В процессе работы над проектом авторы пришли к необходимости отказаться от «ампирных» архитектурных деталей памятника. Вместо конструкции из перпендикулярных стене железных балок архитекторы первоначально планировали пышные капители, колоннообразные формы и прочие элементы. Однако именно колонна была традиционно одним из символов «славы», и образ блокады в памятнике в результате мог получиться приподнятым и фальшивым.
«Памятник, — говорит Л. Н. Сморгон, — вызывает чувство не гордости, а жалости…» Скульптор подчеркивает, что дело не в «женском» персонаже. Действительно, «это не санитарка и не отважный боец», но и не тот «ангел-хранитель ленинградского неба», как характеризовал ее критик М. Золотоносов[260]. Жалость даже не в том, как решена сама фигура, с худым и курносым лицом (смерть?), похожая снизу на закорючку. (Местами ее силуэт прорезан насквозь, что не отменяет композиционной устойчивости, но придает новые смыслы.) И портрет Марины Цветаевой, положенный в основу композиции, тоже придает дополнительные смыслы произведению, но не определяет образ жалости.

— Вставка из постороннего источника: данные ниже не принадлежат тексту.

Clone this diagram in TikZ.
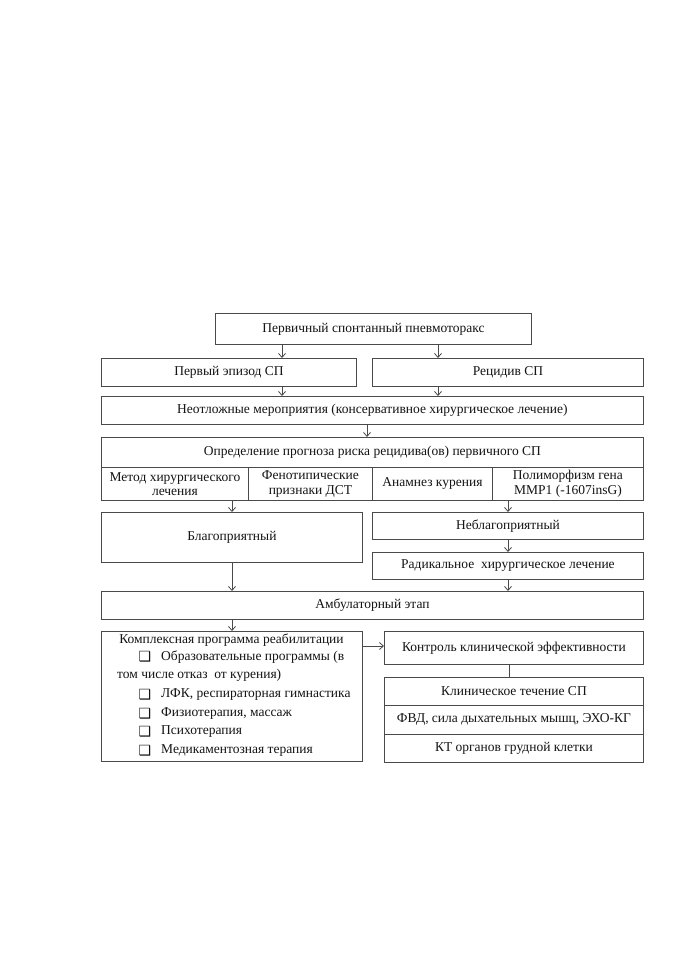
\documentclass[tikz,border=0pt]{standalone}
\usepackage{fontspec}
\setmainfont{Liberation Serif}
\newfontfamily\symfont{DejaVu Sans}
\usetikzlibrary{arrows.meta}
\definecolor{linec}{HTML}{4A4A4A}
\definecolor{textc}{HTML}{141414}
\tikzset{
  box/.style={draw=linec, line width=0.9pt, anchor=north west, inner sep=0pt, align=center, text=textc, font=\fontsize{13.5}{14.5}\selectfont},
  arr/.style={draw=linec, line width=0.8pt, -{Straight Barb[length=4pt,width=7pt,line width=0.8pt]}},
  conn/.style={draw=linec, line width=0.8pt},
  item/.style={anchor=west, inner sep=0pt, text=textc, font=\fontsize{13.5}{14.5}\selectfont},
  chk/.style={anchor=center, inner sep=0pt, text=textc, font=\symfont\fontsize{14}{14}\selectfont}
}
\begin{document}
\begin{tikzpicture}[x=1pt,y=-1pt]
\useasboundingbox (0,0) rectangle (678,960);
\fill[white] (0,0) rectangle (678,960);
% row 1
\node[box, minimum width=316pt, minimum height=31pt] (n1) at (215,313) {Первичный спонтанный пневмоторакс};
% row 2
\node[box, minimum width=255pt, minimum height=28pt] (n2a) at (101,358) {Первый эпизод СП};
\node[box, minimum width=271pt, minimum height=28pt] (n2b) at (372,358) {Рецидив СП};
% row 3
\node[box, minimum width=542pt, minimum height=28pt] (n3) at (101,396) {Неотложные мероприятия (консервативное хирургическое лечение)};
% row 4
\node[box, minimum width=542pt, minimum height=30pt] (n4) at (101,437) {Определение прогноза риска рецидива(ов) первичного СП};
\node[box, minimum width=147pt, minimum height=33pt] (c1) at (101,467) {Метод хирургического\\лечения};
\node[box, minimum width=124pt, minimum height=33pt] (c2) at (248,467) {Фенотипические\\признаки ДСТ};
\node[box, minimum width=120pt, minimum height=33pt] (c3) at (372,467) {Анамнез курения};
\node[box, minimum width=151pt, minimum height=33pt] (c4) at (492,467) {Полиморфизм гена\\MMP1 (-1607insG)};
% row 5
\node[box, minimum width=261pt, minimum height=50pt] (n5a) at (101,512) {Благоприятный};
\node[box, minimum width=271pt, minimum height=27pt] (n5b) at (372,512) {Неблагоприятный};
\node[box, minimum width=271pt, minimum height=27pt] (n6) at (372,552) {Радикальное\ \ хирургическое лечение};
% row 6
\node[box, minimum width=542pt, minimum height=28pt] (n7) at (101,591) {Амбулаторный этап};
% row 7
\node[box, minimum width=261pt, minimum height=130pt] (n8) at (101,631) {};
\node[box, minimum width=259pt, minimum height=33pt] (n9) at (384,631) {Контроль клинической эффективности};
\node[box, minimum width=259pt, minimum height=28pt] (r1) at (384,677) {Клиническое течение СП};
\node[box, minimum width=259pt, minimum height=29pt] (r2) at (384,705) {ФВД, сила дыхательных мышц, ЭХО-КГ};
\node[box, minimum width=259pt, minimum height=28pt] (r3) at (384,734) {КТ органов грудной клетки};
% text of n8
\node[item, anchor=center] (t0) at (231.5,640) {Комплексная программа реабилитации};
\node[chk] (k1) at (145,657) {❑};
\node[item] (t1) at (161,657) {Образовательные программы (в};
\node[item] (t1b) at (117,675) {том числе отказ\ \ от курения)};
\node[chk] (k2) at (145,695) {❑};
\node[item] (t2) at (161,695) {ЛФК, респираторная гимнастика};
\node[chk] (k3) at (145,714) {❑};
\node[item] (t3) at (161,714) {Физиотерапия, массаж};
\node[chk] (k4) at (145,732) {❑};
\node[item] (t4) at (161,732) {Психотерапия};
\node[chk] (k5) at (145,751) {❑};
\node[item] (t5) at (161,751) {Медикаментозная терапия};
% connectors
\draw[arr] (n1.south -| 282,0) -- (n2a.north -| 282,0);
\draw[arr] (n1.south -| 438,0) -- (n2b.north -| 438,0);
\draw[arr] (n2a.south -| 282,0) -- (n3.north -| 282,0);
\draw[arr] (n2b.south -| 438,0) -- (n3.north -| 438,0);
\draw[arr] (n3.south -| 367,0) -- (n4.north -| 367,0);
\draw[arr] (c1.south -| 232,0) -- (n5a.north -| 232,0);
\draw[arr] (c4.south -| 508,0) -- (n5b.north -| 508,0);
\draw[arr] (n5b.south -| 508,0) -- (n6.north -| 508,0);
\draw[arr] (n5a.south -| 232,0) -- (n7.north -| 232,0);
\draw[arr] (n6.south -| 508,0) -- (n7.north -| 508,0);
\draw[arr] (n7.south -| 232,0) -- (n8.north -| 232,0);
\draw[arr] (n8.east |- 0,646) -- (n9.west |- 0,646);
\draw[conn] (n9.south -| 509,0) -- (r1.north -| 509,0);
\end{tikzpicture}
\end{document}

Жалость скорее вызывает одиночество фигуры там, наверху, на брандмауэре над пустотой в луче прожектора.
Здесь в качестве отступления заметим, что тема одиночества обдумывалась скульпторами и раньше. Процитируем отрывок из интервью с О. Басилашвили: «На въезде в Петербург стоит памятник Михаила Аникушина, посвященный блокаде: разорванное кольцо, по внутренней стороне которого теснятся фигуры солдат и матросов. Я знал Аникушина довольно близко. Будь я скульптором, сказал я ему однажды, то сделал бы другой памятник блокаде. Небольшая, чуть выше человеческого роста, почти без пьедестала, на углу Невского и Садовой стоит девочка. В телогрейке, в валенках, обмотанная маминым оренбургским платком, и держит перед собой сложенные ковшиком ладошки, а в них — кусочек хлеба. И все. Памятник погибшей девочке в центре города. Аникушин ответил, что подобная идея с девочкой и ему приходила в голову. Но этот вариант запретили: получился бы памятник гражданину, а не власти» (информационное Агентство «Собкор», 2 июня 2003 года, см. публикацию на сайте: http://www.sobkor.ru/lenta/print.shtml?id_news=i7°82).
259
Информация предоставлена Санкт-Петербургским отделением Союза российских архитекторов.
260
«…Все это создает образ ночной бомбежки Ленинграда и женщины, защищающей свой Дом и свой Город» (см.: Золотоносов 2002).